To date, we have had to bootstrap the business as a proof of concept and now we have a profit generating company. We have a couple of investors who have signaled interest for equity investment as well as equipment manufacturers that have shown interest to partner with us. Our series A investment round is in the pipeline, We believe energy is the next boom in Nigeria, Nigeria only generate about 4000MW out of the 100,000MW required for us to be an Industrialized nation, only 40% of the country is connected to the commercial grid and the 40% connected barely has 3 hours supply a day, we are aware that investors are looking at opportunities to invest in the power sector of African largest economy, thus we at Arnergy are positioning ourselves for such investment to bring affordable, uninterrupted clean energy to Nigerians, eventually finance will not be a problem if we get our acts right. The cost of generating energy adds about forty percent to the operating costs of businesses and if that is taken out, companies won’t have to fold up in Nigeria and relocate to other African countries and the consumers would also have to pay less and our youths will be gainfully employed.
That is certainly inspiring…What are the long terms plans for Arnergy as a brand?
We see Arnergy getting listed on the Nigeria stock exchange in the next five years, an exit strategy for our investors and an opportunity for smart Nigerians to invest in the next big thing in Nigeria because we believe every home, every business and every village in Nigeria needs to go solar. In Nigeria, sixty percent of the population is not connected to the national grid. If we want to go by the conventional way of building fossil fuel based generation, transmission and distribution plants, it will probably take us another thirty years before we can say Nigeria is an Industrialised nation with constant power supply. But with solar energy, we can without any hassle or gas sabotage, have every state in Nigeria enjoy uninterrupted power supply, without damaging the environment. The impact of the green house gases are all out there, our climate is changing every day, global warming is real so we can’t continue with the norm.
Finally, based on your experiences, are there any particular tips you would share with people who are planning to move back to Nigeria?
First of all, be very prepared mentally, because it is not going to be the same situation you have been used to abroad.
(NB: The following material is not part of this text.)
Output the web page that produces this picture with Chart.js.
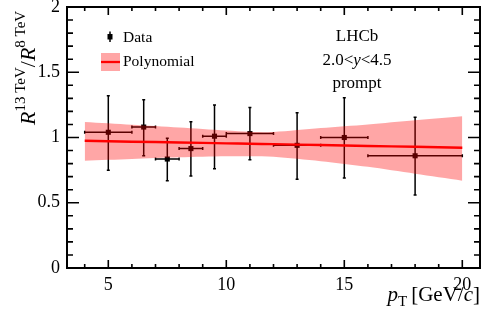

You also shouldn’t rush into investing on returning to Nigeria, give yourself some time to settle in and understand the Nigerian system.
Entrepreneurs should not wait until the whole country has 24hours power supply and the security issues are resolved or until all roads are paved. When those are fixed there is a good chance that the opportunities won’t be there any longer since the international conglomerate will be here then and would by default have the huge market share in whatever sector you intend to operate.
Finally, get a residential Solar energy system installed for your independent round the clock electricity supply and generate your own electricity; it doesn’t matter if you’ve lived abroad for twenty five years or one year, if you had experienced a year of uninterrupted power supply, and you come back and only have power for three to fours hours a day, it can frustrate you, and it might not be too long before you hop on the next available flight back.